Option 1: Using Ollama (Recommended)

You can quickly create an Ollama model using the pre-converted GGUF file found in this repository.

  1. Clone this repository:

    git clone https://huggingface.co/Tbata7/FortuneQwen3_4b
    cd FortuneQwen3_4b
    
  2. Create the model:

    # This uses the local Modelfile and GGUF file
    ollama create FortuneQwen3_q8:4b -f Modelfile
    
  3. Run the model:

    ollama run FortuneQwen3_q8:4b
    

Option 2: Using llama.cpp

If you prefer to use the GGUF file directly with llama.cpp:

./llama-cli -m FortuneQwen3_4b_q8_0.gguf -p "Your question here..." -n 512

Advanced Usage: Exporting Custom GGUF

If you wish to use a different quantization level (e.g., q4_k, q6_k, fp16), you can export a custom GGUF from the Safetensors weights using llama.cpp.

  1. Prepare Environment: Ensure you have llama.cpp python dependencies installed.

  2. Convert Model: Use the convert_hf_to_gguf.py script. You must specify the --outtype parameter to control the output type.

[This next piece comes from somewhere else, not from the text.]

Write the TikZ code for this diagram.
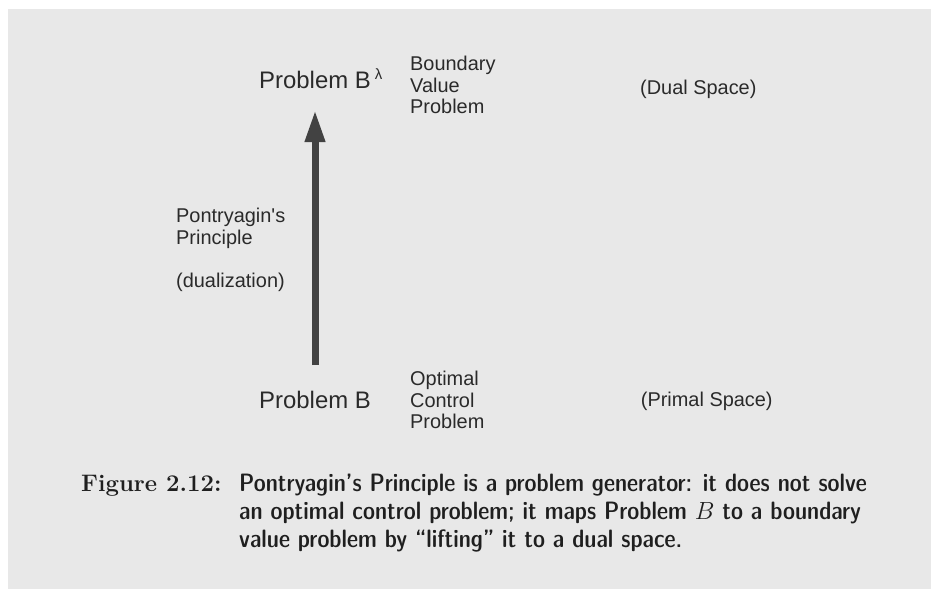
\documentclass[tikz,border=0pt]{standalone}
\usepackage{fontspec}
\usetikzlibrary{arrows.meta}
\newfontfamily\labelsf{Liberation Sans}
\definecolor{panelgray}{RGB}{232,232,232}
\definecolor{inkgray}{RGB}{42,42,42}
\definecolor{arrowgray}{RGB}{66,66,66}

\begin{document}
\begin{tikzpicture}[x=1bp,y=-1bp,
    every node/.style={inner sep=0pt,text=inkgray},
    bigtext/.style={font=\labelsf\fontsize{24}{26}\selectfont,anchor=base west},
    smalltext/.style={font=\labelsf\fontsize{20}{21.7}\selectfont,align=left,anchor=north west},
    spacetext/.style={font=\labelsf\fontsize{20}{21.7}\selectfont,anchor=base west},
    captext/.style={text=black!88,anchor=base west},
    lift/.style={draw=arrowgray,line width=7bp,-{Triangle[length=32bp,width=19bp]}}]

    % canvas and gray panel
    \useasboundingbox (0,0) rectangle (931,589);
    \fill[panelgray] (8,9) rectangle (931,589);

    % the two problems
    \node[bigtext] (pbl) at (259,88.7) {Problem B\hspace{4bp}\raisebox{9.5bp}{\fontsize{15}{15}\selectfont λ}};
    \node[bigtext] (pb) at (259,408.7) {Problem B};

    % what each problem is
    \node[smalltext] (bvp) at (410,56) {Boundary\\Value\\Problem};
    \node[smalltext] (ocp) at (410,371) {Optimal\\Control\\Problem};

    % spaces
    \node[spacetext] (dual) at (640,95) {(Dual Space)};
    \node[spacetext] (primal) at (640.7,406) {(Primal Space)};

    % lifting arrow
    \draw[lift,shorten <=26bp,shorten >=21bp] (pb.north) -- (pb.north |- pbl.south);
    \node[smalltext] (pp) at (176,208) {Pontryagin\textquotesingle s\\Principle\\[21.7bp](dualization)};

    % caption (last line sets the base)
    \node[captext,font=\fontsize{24}{28.5}\selectfont\bfseries] (figlab) at (81,491) {Figure 2.12:};
    \node[captext,font=\fontsize{25.2}{28.2}\selectfont\fontseries{sbc}\sffamily,align=left] (captxt) at (239,547.5)
        {Pontryagin's Principle is a problem generator: it does not solve\\
         an optimal control problem; it maps Problem $B$ to a boundary\\
         value problem by ``lifting'' it to a dual space.};

\end{tikzpicture}
\end{document}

    • Export as FP16 (No quantization):

      python llama.cpp/convert_hf_to_gguf.py ./FortuneQwen3_4b --outfile FortuneQwen3_4b_fp16.gguf --outtype f16
      
    • Export as Int8 (q8_0):

      python llama.cpp/convert_hf_to_gguf.py ./FortuneQwen3_4b --outfile FortuneQwen3_4b_q8_0.gguf --outtype q8_0
      
    • Other Quantizations: First export as f16, then use the llama-quantize tool:

      ./llama-quantize FortuneQwen3_4b_fp16.gguf FortuneQwen3_4b_q4_k_m.gguf q4_k_m
      

Model Information

  • Base Architecture: Qwen3:4B
  • Task: Fortune Telling / I-Ching Interpretation
  • Context Window: 32768
  • Fine-tuning Framework: LLaMA-Factory

Disclaimer

This model is for entertainment and research purposes only. Please believe in science.